Markku Eskelinen reiterates the bounds of ludology.
It's very hard to figure out in what way Julian Kucklich's remarks could constitute a relevant response to my essay. He says next to nothing about what I argue in my paper and doesn't provide specific counter-arguments to my treatment of ludology and narratology. In short, as Kucklich doesn't debate in a reasonable academic manner, he wouldn't even deserve a proper reply.
Kucklich spends the first half of his "response" in attacking his own fabrications and choosing to pretend that ludologists are against interdisciplinarity and don't define their concepts except tautologically. These claims are both absurd and unfounded and in their ignorance more suitable to be published in the continuous amateur hour of Kucklich's blog than in any serious scholarly context.

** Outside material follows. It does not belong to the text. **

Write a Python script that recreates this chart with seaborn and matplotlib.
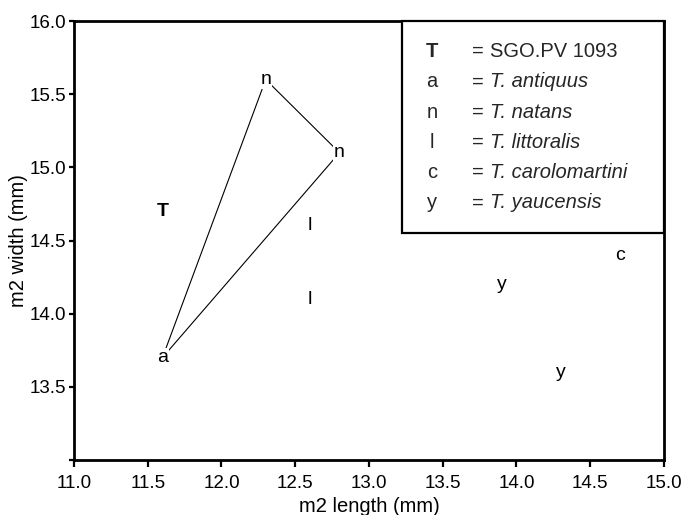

Let me try to explain this like I would to a child. The ludological slogan "games should be studied as games" is based on game definitions, and means (among other things) that games have primary characteristics such as rules, goals, and the necessity of more than interpretative player effort. They are primary because without them there would be no games, and however hard and disappointing it may be to some scholars, these primary features can't be adequately explained, theorised and analyzed by theories uncritically imported from other fields (including literary and film studies). This uncritical tendency of ignoring and downplaying dominant game-specific features, and not interdisciplinarity, was what the ludologists opposed and did so rather fiercely in 2001 when I wrote my First Person essay as a response to the first wave of narrativist nonsense.
It was and it is clear to me that also the premises and presuppositions of reception studies and "generations of audience research" should be modified before they could be used in computer game research. This is based on three modest observations: first, by definition the audience members are not supposed to play against each other; second, games don't require an audience as a necessary part of their communication structure, and third, gameplay can't be reduced to reception.
In other words, "it should be self-evident we can't apply print narratology, hypertext theory, film, or theatre and drama studies directly to computer games". Kucklich says this claim makes me a colonist, but I fail to see and Kucklich certainly fails to show how and why this common sense claim is unreasonable or could be seriously contested.
In retrospect, I think that the early ludological research and the debates around it, even the most misinformed ones, have been constitutional to the field of game studies or at least have helped it to take shape and mature. I believe there are less and less scholars in 2004 than there were in 2001 believing they can just take their favourite readymade theories off the shelf and project them blindly to computer games. In fact, without the counter-examples of Julian Kucklich and his response I would have thought this type of scholarship was already a thing of the past.